Drive southeast to the end of Adlergestell, Berlin’s longest road, and you come to Schmöckwitz. You will see a village green encircled by tramlines and gray-brown pebbledash cottages, a couple of run-down 1920s villas with finely twirling wrought-iron fences and saplings growing through their windowframes. You’ll see a pair of elegant townhouses – one burnt out the other still intact – a supermarket and empty shop-fronts. Then you’ll have to turn around, because this really is the end of the road. What you won’t see, is that you’ve driven onto a beautiful little island. Behind the ring of houses lie gardens leading down to the water. Tended by generations of safe, knowledgeable hands, they’re home to a myriad of trees, fruit orchards and vegetable patches cared for in the same way down the years, regardless of what was happening in the nearby capital. In almost every garden stands a walnut tree, its precious harvest gathered, dried and stored up for a birthday Torte, or the traditional Bunte Teller at Christmas, in hungry times and good times, cracked open and savoured by young and old, washed down with coffee, beer or wine, crumbled over muesli as an everyday habit, part of the island as much as the waters around it.
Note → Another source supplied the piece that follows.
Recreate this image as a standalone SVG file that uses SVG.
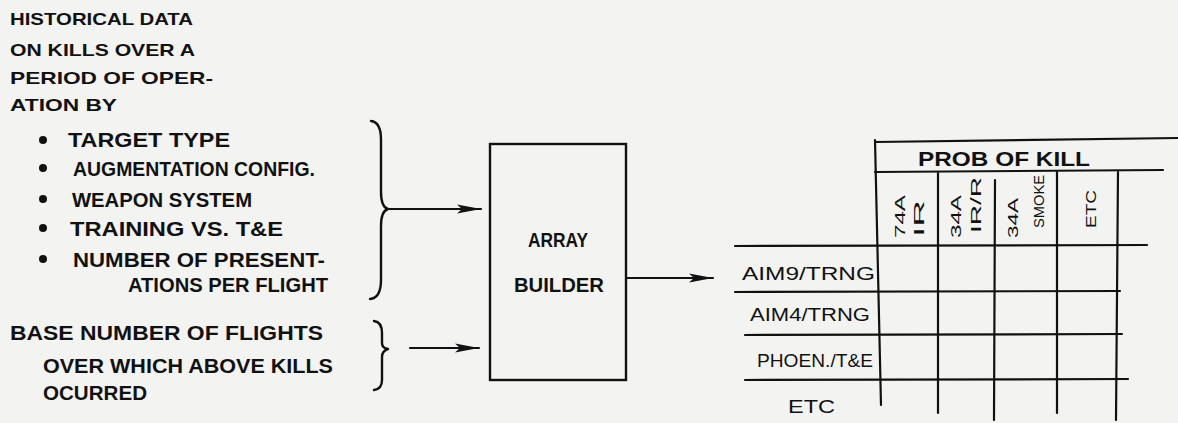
<svg xmlns="http://www.w3.org/2000/svg" width="1178" height="423" viewBox="0 0 1178 423">
<defs>
<marker id="ah" viewBox="0 0 24 12" refX="24" refY="6" markerWidth="24" markerHeight="12" markerUnits="userSpaceOnUse" orient="auto">
<path d="M0,1.5 L24,6 L0,10.5 L5,6 Z" fill="#111"/>
</marker>
<style>
.t{font-family:"Liberation Sans",Arial,sans-serif;fill:#111;font-size:17px;font-weight:bold}
.l{font-size:20px}
.s{font-size:18px;font-weight:normal}
.r{font-family:"Liberation Sans",Arial,sans-serif;fill:#111;font-size:15px}
.ln{stroke:#111;stroke-width:2.2;fill:none;stroke-linecap:round}
.br{stroke:#111;stroke-width:2.4;fill:none;stroke-linecap:round;stroke-linejoin:round}
</style>
</defs>
<rect width="1178" height="423" fill="#f3f3f1"/>

<g id="historical-data">
<text class="t" x="10" y="25" textLength="183" lengthAdjust="spacingAndGlyphs">HISTORICAL DATA</text>
<text class="t" x="10" y="56" textLength="185" lengthAdjust="spacingAndGlyphs">ON KILLS OVER A</text>
<text class="t" x="10" y="84" textLength="203" lengthAdjust="spacingAndGlyphs">PERIOD OF OPER-</text>
<text class="t" x="10" y="111" textLength="107" lengthAdjust="spacingAndGlyphs">ATION BY</text>
<g fill="#111">
<circle cx="43" cy="140" r="4"/>
<circle cx="43" cy="168" r="4"/>
<circle cx="43" cy="199" r="4"/>
<circle cx="43" cy="228" r="4"/>
<circle cx="43" cy="259" r="4"/>
</g>
<text class="t l" x="68" y="147" textLength="162" lengthAdjust="spacingAndGlyphs">TARGET TYPE</text>
<text class="t l" x="73" y="176" textLength="242" lengthAdjust="spacingAndGlyphs">AUGMENTATION CONFIG.</text>
<text class="t l" x="72" y="207" textLength="180" lengthAdjust="spacingAndGlyphs">WEAPON SYSTEM</text>
<text class="t l" x="70" y="236" textLength="213" lengthAdjust="spacingAndGlyphs">TRAINING VS. T&amp;E</text>
<text class="t l" x="73" y="267" textLength="252" lengthAdjust="spacingAndGlyphs">NUMBER OF PRESENT-</text>
<text class="t l" x="128" y="292" textLength="200" lengthAdjust="spacingAndGlyphs">ATIONS PER FLIGHT</text>
<path class="br" d="M371,121 Q381,122 381,140 L381,192 Q381,207 388,209 Q381,211 381,226 L381,280 Q381,298 370,299"/>
</g>

<g id="base-flights">
<text class="t l" x="10" y="340" textLength="313" lengthAdjust="spacingAndGlyphs">BASE NUMBER OF FLIGHTS</text>
<text class="t l" x="43" y="373" textLength="290" lengthAdjust="spacingAndGlyphs">OVER WHICH ABOVE KILLS</text>
<text class="t l" x="43" y="400" textLength="104" lengthAdjust="spacingAndGlyphs">OCURRED</text>
<path class="br" d="M374,321 Q382,322 382,333 L382,343 Q382,348 388,349 Q382,351 382,357 L382,380 Q382,389 374,390"/>
</g>

<g id="array-builder">
<rect x="490" y="144" width="136" height="236" fill="none" stroke="#111" stroke-width="2.4"/>
<text class="t l" x="558" y="247" text-anchor="middle" textLength="60" lengthAdjust="spacingAndGlyphs">ARRAY</text>
<text class="t l" x="559" y="292" text-anchor="middle" textLength="90" lengthAdjust="spacingAndGlyphs">BUILDER</text>
</g>

<g id="pk-table">
<path class="ln" d="M875,142 L1178,138"/>
<path class="ln" d="M875,172 L1163,170"/>
<path class="ln" d="M735,246 L1147,245"/>
<path class="ln" d="M735,292 L1120,291"/>
<path class="ln" d="M745,335 L1122,334"/>
<path class="ln" d="M745,380 L1128,379"/>
<path class="ln" d="M875,140 L881,405"/>
<path class="ln" d="M938,173 L938,413"/>
<path class="ln" d="M995,180 L994,420"/>
<path class="ln" d="M1057,172 L1057,413"/>
<path class="ln" d="M1118,172 L1116,420"/>
<text class="t l" x="1004" y="166" text-anchor="middle" textLength="172" lengthAdjust="spacingAndGlyphs">PROB OF KILL</text>
<text class="r" transform="translate(905,238) rotate(-90)" textLength="43" lengthAdjust="spacingAndGlyphs">74A</text>
<text class="r" transform="translate(924,237) rotate(-90)" textLength="37" lengthAdjust="spacingAndGlyphs">IR</text>
<text class="r" transform="translate(961,238) rotate(-90)" textLength="43" lengthAdjust="spacingAndGlyphs">34A</text>
<text class="r" transform="translate(981,233) rotate(-90)" textLength="56" lengthAdjust="spacingAndGlyphs">IR/R</text>
<text class="r" transform="translate(1018,238) rotate(-90)" textLength="40" lengthAdjust="spacingAndGlyphs">34A</text>
<text class="r" font-size="11" transform="translate(1044,228) rotate(-90)" textLength="53" lengthAdjust="spacingAndGlyphs">SMOKE</text>
<text class="r" transform="translate(1096,228) rotate(-90)" textLength="38" lengthAdjust="spacingAndGlyphs">ETC</text>
<text class="t s" x="742" y="280" textLength="133" lengthAdjust="spacingAndGlyphs">AIM9/TRNG</text>
<text class="t s" x="750" y="321" textLength="120" lengthAdjust="spacingAndGlyphs">AIM4/TRNG</text>
<text class="t s" x="757" y="367" textLength="116" lengthAdjust="spacingAndGlyphs">PHOEN./T&amp;E</text>
<text class="t s" x="788" y="413" textLength="47" lengthAdjust="spacingAndGlyphs">ETC</text>
</g>

<g id="connectors">
<line class="ln" x1="386" y1="209" x2="481" y2="209" marker-end="url(#ah)"/>
<line class="ln" x1="410" y1="348" x2="479" y2="348" marker-end="url(#ah)"/>
<line class="ln" x1="627" y1="278" x2="713" y2="278" marker-end="url(#ah)"/>
</g>
</svg>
The walnut is now seen as an important tree, protected under German law, but not everyone wants one. The leaves don’t compost easily and the walnut won’t abide other trees or plants in its vicinity, thanks to a substance called Juglone. Interestingly, the origins of Schmöckwitz’s walnut abundance may lie in Prussia’s militarist past. It’s said Frederick the Great, needing weapons, ordered that every farm in Prussia plant a walnut tree. The nuts belonged to the farmer, but the wood was for Prussian gunstocks. These days, whatever its origins, the walnut has grown roots in the culture and traditions of Central Europe.
Local folklore and proverbs surrounding the walnut note its appearance is unpromising and to get inside is difficult. The nature of the shell is clear. What lies inside is an unknown, and Germans don’t like unknowns.
In the Erzgebirge region of Germany, famous for its intricate wooden Christmas decorations, craftsmen fashion enchanting miniature worlds inside walnut shells, to be revealed on opening. I like this image. It says a lot about the German character – it’s difficult to get inside… but if you do, you’ll discover a hidden world.
Frau L. offers to bake me a Herrentorte on her return from a dentist’s appointment out of town. I thank her for her recipe and give her a jar of my courgette chutney in return.
Gentleman’s Tart / Herrentorte (Frau L.):
For the base:
150 g ground walnuts
125 g margarine
125 g sugar
50 g cocoa
1 heaped tsp baking powder
For the topping:
A little butter/chocolate cream
2 jars morello cherries, drained
Stir the ingredients together, pour the mixture into a cake form and bake it at a medium heat until it’s ready. Let it cool. Add a layer of butter/chocolate cream and 2 jars of morello cherries. Finally pour over cake glaze.
Walnut Bake / Auflauf von Walnüssen (1916 German recipe book)
50 g walnuts
50 g sugar
Fine chop the walnuts. Stir the egg yolks for 30 minutes with the sugar. Add the nuts and the beaten egg whites. Bake the mixture in the porcelain dish in the oven for 15 minutes. Serve immediately.